In my view, if motion 17 had been intended to apply retrospectively, the motion would have used the words “that all projects approved by the body corporate that have not been started within a 12 month period ...”, rather than the words “that all projects approved by the body corporate that are not started within a 12 month period ...”.

The other factor upon which the applicant relies in support of his request for the relocation of the children’s slab project is the likelihood of noise interfering with his quiet enjoyment of his lot. The by-laws for this scheme provide regulation in relation to noise and behaviour (by-law 5) and behaviour of invitees and children (by-law 8). If children using the concrete slab were to create noise or exhibit behaviour which interfered with the applicant’s enjoyment of his lot, then he would be entitled to seek some redress under the Act, which itself prohibits nuisances (see section 129). However, the sizes of lots in this scheme (the applicant’s lot is 6228m2) suggest that there would be some noise buffer provided by the area of land surrounding homes, and, I would expect, by the naturally occurring foliage. There would certainly be more protection than would be afforded in a normal suburban setting.

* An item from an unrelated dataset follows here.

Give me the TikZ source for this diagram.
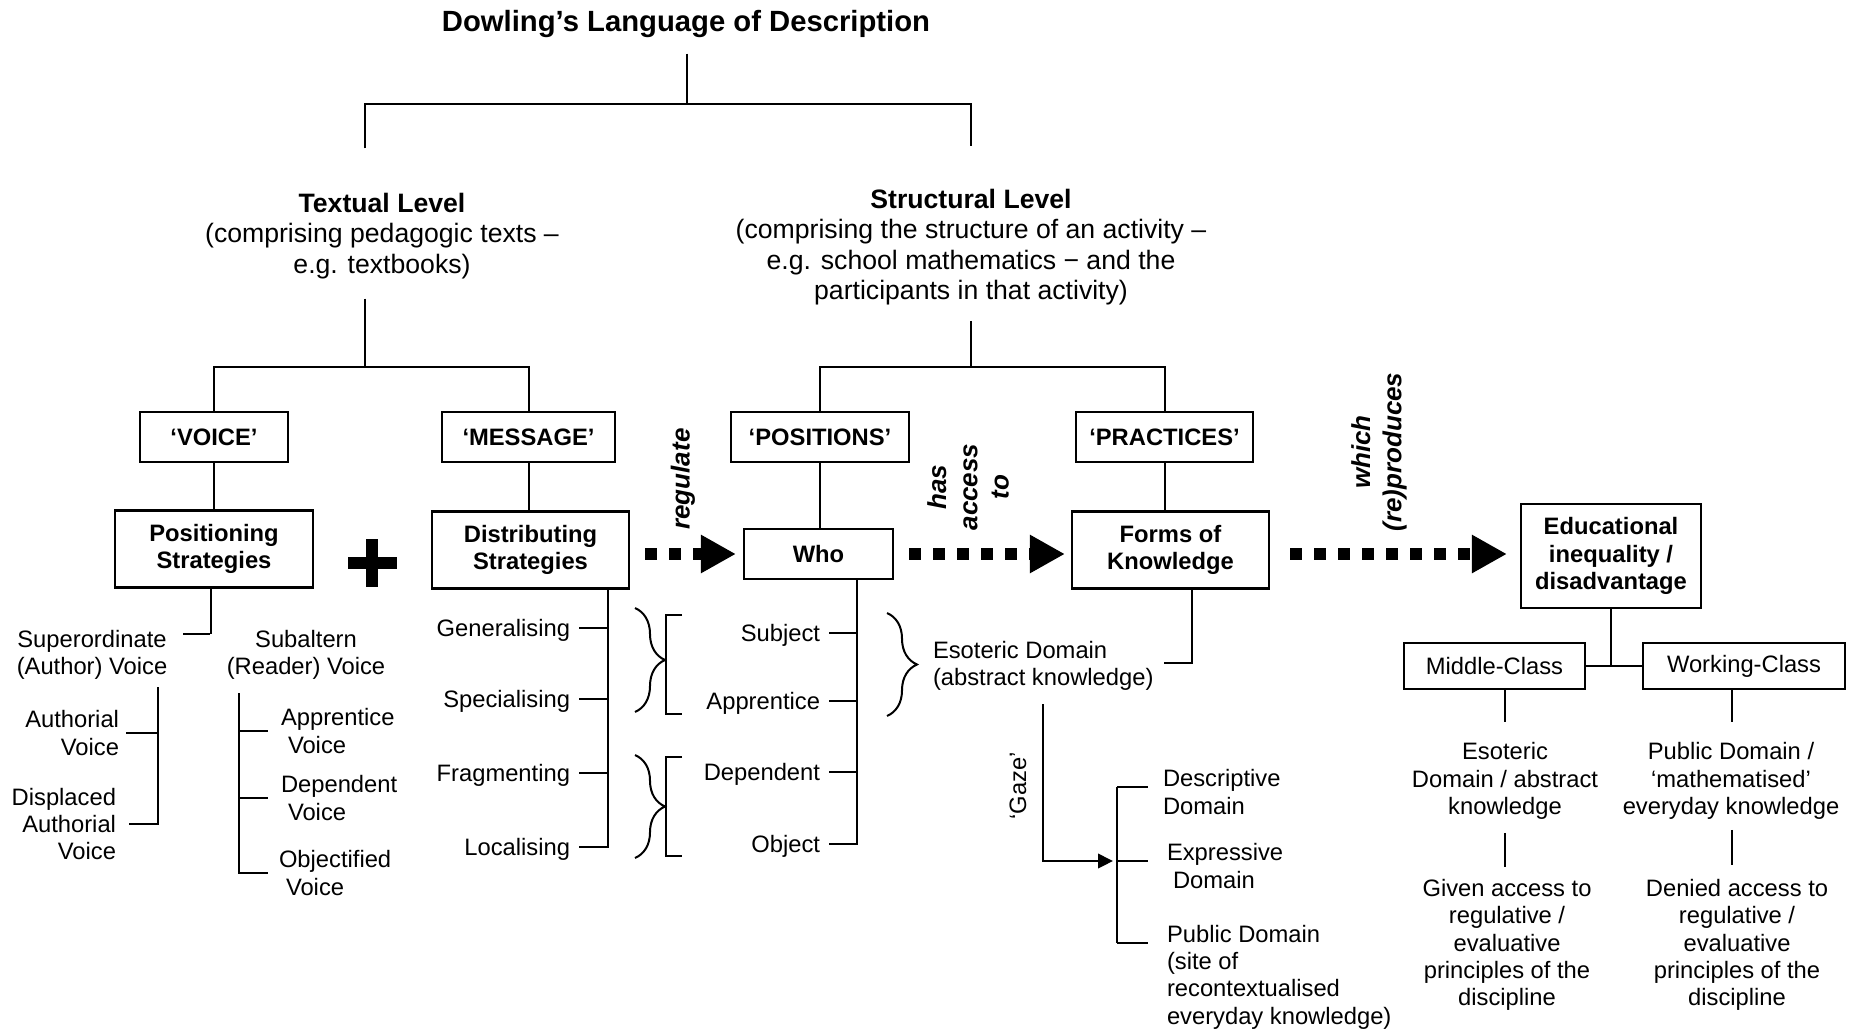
\documentclass[tikz,border=0pt]{standalone}
\usepackage{fontspec}
\setmainfont{Liberation Sans}
\usetikzlibrary{arrows.meta,decorations.pathreplacing,calc}
\begin{document}
\begin{tikzpicture}[x=0.4pt,y=-0.4pt,line width=0.8pt,
  txt/.style={inner sep=0pt,font=\fontsize{9.5pt}{10.9pt}\selectfont},
  one/.style={txt,text height=6.8pt,text depth=0pt},
  multi/.style={txt,align=#1},
  heading/.style={inner sep=0pt,font=\bfseries\fontsize{11.7pt}{14pt}\selectfont},
  lvl/.style={inner sep=0pt,align=center,font=\fontsize{10.65pt}{12.1pt}\selectfont},
  box/.style={draw,line width=0.9pt,align=center,inner sep=2pt,font=\bfseries\fontsize{9.5pt}{11pt}\selectfont},
  plainbox/.style={box,font=\fontsize{9.5pt}{11pt}\selectfont},
  linkword/.style={inner sep=0pt,rotate=90,align=center,font=\bfseries\itshape\fontsize{10.4pt}{12.5pt}\selectfont},
  flow/.style={line width=4.8pt,dash pattern=on 4.8pt off 4.8pt,-{Triangle[length=14pt,width=14.4pt]}},
  gazearrow/.style={-{Triangle[length=6pt,width=5.8pt]}},
  curly/.style={decorate,decoration={brace,amplitude=12pt}}
]
\useasboundingbox (0,0) rectangle (1858,1032);

% ---------- title and the two levels ----------
\node[heading] (title) at (686,24) {Dowling’s Language of Description};
\node[lvl] (textual) at (382,236) {\textbf{Textual Level}\\(comprising pedagogic texts –\\e.g. textbooks)};
\node[lvl] (structural) at (971,247) {\textbf{Structural Level}\\(comprising the structure of an activity –\\e.g. school mathematics − and the\\participants in that activity)};

% ---------- boxes ----------
\node[box,minimum width=59.2pt,minimum height=20pt] (voice) at (214,437) {‘VOICE’};
\node[box,minimum width=69.2pt,minimum height=20pt] (message) at (528.5,437) {‘MESSAGE’};
\node[box,minimum width=71.2pt,minimum height=20pt] (positions) at (820,437) {‘POSITIONS’};
\node[box,minimum width=70.8pt,minimum height=20pt] (practices) at (1164.5,437) {‘PRACTICES’};
\node[box,minimum width=79.2pt,minimum height=30.8pt] (pos) at (214,549) {Positioning\\Strategies};
\node[box,minimum width=78.8pt,minimum height=30.8pt] (dist) at (530.5,550) {Distributing\\Strategies};
\node[box,minimum width=59.6pt,minimum height=20pt] (who) at (818.5,554) {Who};
\node[box,minimum width=78.8pt,minimum height=30.8pt] (forms) at (1170.5,550) {Forms of\\Knowledge};
\node[box,minimum width=72pt,minimum height=41.6pt] (educ) at (1611,556) {Educational\\inequality /\\disadvantage};
\node[plainbox,minimum width=72.4pt,minimum height=18.4pt] (mc) at (1494.5,666) {Middle-Class};
\node[plainbox,minimum width=80.8pt,minimum height=18.4pt] (wc) at (1744,666) {Working-Class};

% ---------- linking words ----------
\node[linkword] (reg) at (683,479) {regulate};
\node[linkword] (has) at (968,487) {has\\access\\to};
\node[linkword] (which) at (1379,452) {which\\(re)produces};

% ---------- voice branch ----------
\node[multi=center] (sup) at (92,655) {Superordinate\\(Author) Voice};
\node[multi=center] (sub) at (306,655) {Subaltern\\(Reader) Voice};
\node[multi=right,anchor=east] (auth) at (120,733) {Authorial\\Voice};
\node[multi=right,anchor=east] (dis) at (117,824) {Displaced\\Authorial\\Voice};
\node[multi=left,anchor=west] (app) at (280,731) {Apprentice\\\hspace*{2.8pt}Voice};
\node[multi=left,anchor=west] (dep) at (280,798) {Dependent\\\hspace*{2.8pt}Voice};
\node[multi=left,anchor=west] (obj) at (278,873) {Objectified\\\hspace*{2.8pt}Voice};

% ---------- message branch ----------
\node[one,anchor=east] (gen) at (571,628) {Generalising};
\node[one,anchor=east] (spec) at (571,699) {Specialising};
\node[one,anchor=east] (frag) at (571,773) {Fragmenting};
\node[one,anchor=east] (loc) at (571,847) {Localising};

% ---------- positions branch ----------
\node[one,anchor=east] (subj) at (821,633) {Subject};
\node[one,anchor=east] (appr) at (821,701) {Apprentice};
\node[one,anchor=east] (depd) at (821,772) {Dependent};
\node[one,anchor=east] (objc) at (821,844) {Object};

% ---------- practices branch ----------
\node[multi=left,anchor=west] (eso) at (932,666) {Esoteric Domain\\(abstract knowledge)};
\node[txt,rotate=90] (gaze) at (1018,786) {‘Gaze’};
\node[multi=left,anchor=west] (desc) at (1162,792) {Descriptive\\Domain};
\node[multi=left,anchor=west] (expr) at (1166,866) {Expressive\\\hspace*{2.4pt}Domain};
\node[multi=left,anchor=west] (pub) at (1166,977) {Public Domain\\(site of\\recontextualised\\everyday knowledge)};

% ---------- outcome branch ----------
\node[multi=center] (mcd) at (1505,781) {Esoteric\\Domain / abstract\\knowledge};
\node[multi=center] (wcd) at (1731,781) {Public Domain /\\‘mathematised’\\everyday knowledge};
\node[multi=center] (mca) at (1507,945) {Given access to\\regulative /\\evaluative\\principles of the\\discipline};
\node[multi=center] (wca) at (1737,945) {Denied access to\\regulative /\\evaluative\\principles of the\\discipline};

% ---------- junctions ----------
\coordinate (hJ) at (687,104);
\coordinate (tJ) at (365,367);
\coordinate (sJ) at (971,367);
\coordinate (pJ) at (211,634);
\coordinate (sL) at (158,0);
\coordinate (sR) at (239,0);
\coordinate (dT) at (608,0);
\coordinate (wT) at (857,0);
\coordinate (fT) at (1192,0);
\coordinate (mT) at (1505,0);
\coordinate (kT) at (1732,0);
\coordinate (bTop) at (1117,787);
\coordinate (bMid) at (1117,861);
\coordinate (bBot) at (1117,943);

% ---------- upper tree ----------
\draw[shorten <=6pt] (title.south -| hJ) -- (hJ);
\draw[shorten <=17.6pt,shorten >=16.8pt] (tJ |- textual.north) -- (tJ |- hJ) -- (sJ |- hJ) -- (sJ |- structural.north);
\draw[shorten <=7.6pt] (tJ |- textual.south) -- (tJ);
\draw (voice.north) |- (tJ) -| (message.north);
\draw[shorten <=6pt] (sJ |- structural.south) -- (sJ);
\draw (positions.north) |- (sJ) -| (practices.north);
\draw (voice.south) -- (pos.north);
\draw (message.south) -- (message.south |- dist.north);
\draw (positions.south) -- (positions.south |- who.north);
\draw (practices.south) -- (practices.south |- forms.north);

% ---------- voice tree ----------
\draw (pos.south -| pJ) -- (pJ);
\draw[shorten <=6pt,shorten >=6.4pt] (sup.east |- pJ) -- (sub.west |- pJ);
\draw[shorten <=2.6pt,shorten >=4.8pt] (sL |- sup.south) -- (sL |- dis.east) -- (dis.east);
\draw[shorten <=2.4pt] (auth.east) -- (auth.east -| sL);
\draw[shorten <=5pt,shorten >=4pt] (sR |- sub.south) -- (sR |- obj.west) -- (obj.west);
\draw[shorten >=4.8pt] (app.west -| sR) -- (app.west);
\draw[shorten >=4.8pt] (dep.west -| sR) -- (dep.west);

% ---------- message tree ----------
\draw[shorten >=3.2pt] (dist.south -| dT) -- (dT |- loc.east) -- (loc.east);
\foreach \n in {gen,spec,frag} \draw[shorten <=3.2pt] (\n.east) -- (\n.east -| dT);

% ---------- positions tree ----------
\draw[shorten >=3.2pt] (who.south -| wT) -- (wT |- objc.east) -- (objc.east);
\foreach \n in {subj,appr,depd} \draw[shorten <=3.2pt] (\n.east) -- (\n.east -| wT);

% ---------- practices tree ----------
\draw[shorten >=4pt] (forms.south -| fT) -- ([yshift=1.4pt]fT |- eso.east) -- ([yshift=1.4pt]eso.east);
\draw[gazearrow,shorten <=5pt,shorten >=1.6pt] (eso.south) |- (bMid);
\draw (bTop) -- (bBot);
\draw[shorten >=5.6pt] (bTop) -- (bTop -| desc.west);
\draw[shorten >=7.2pt] (bMid) -- (bMid -| expr.west);
\draw[shorten >=7.2pt] (bBot) -- (bBot -| pub.west);

% ---------- outcome tree ----------
\draw (educ.south) -- (educ.south |- mc.east);
\draw (mc.east) -- (wc.west);
\draw[shorten >=8pt] (mc.south -| mT) -- (mT |- mcd.north);
\draw[shorten <=5pt,shorten >=4.4pt] (mT |- mcd.south) -- (mT |- mca.north);
\draw[shorten >=8pt] (wc.south -| kT) -- (kT |- wcd.north);
\draw[shorten <=3.8pt,shorten >=5.2pt] (kT |- wcd.south) -- (kT |- wca.north);

% ---------- relation arrows ----------
\draw[flow,shorten <=6pt,shorten >=2.8pt] (dist.east |- who.west) -- (who.west);
\draw[flow,shorten <=6pt,shorten >=2.4pt] (who.east) -- (who.east -| forms.west);
\draw[flow,shorten <=8pt,shorten >=5.2pt] (forms.east |- who.east) -- (who.east -| educ.west);

% ---------- plus sign ----------
\draw[line width=4.8pt] (348,563) -- (397,563) (372,539) -- (372,587);

% ---------- braces and brackets ----------
\draw[curly] (635,608) -- (635,712);
\draw[curly] (635,755) -- (635,858);
\draw[curly] (887,613) -- (887,716);
\draw (682,615) -- (666,615) -- (666,714) -- (682,714);
\draw (682,757) -- (666,757) -- (666,856) -- (682,856);
\end{tikzpicture}
\end{document}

I am not persuaded to make the orders sought by the applicant. I have therefore dismissed the application in its entirety.

In the circumstances, it is not intended to invite further submissions regarding this matter, or to make a further order, since this decision, though an interim one as sought by the applicant, is final in its determination of this matter. If the applicant considers that an appeal of this decision is warranted, then he should appeal this order.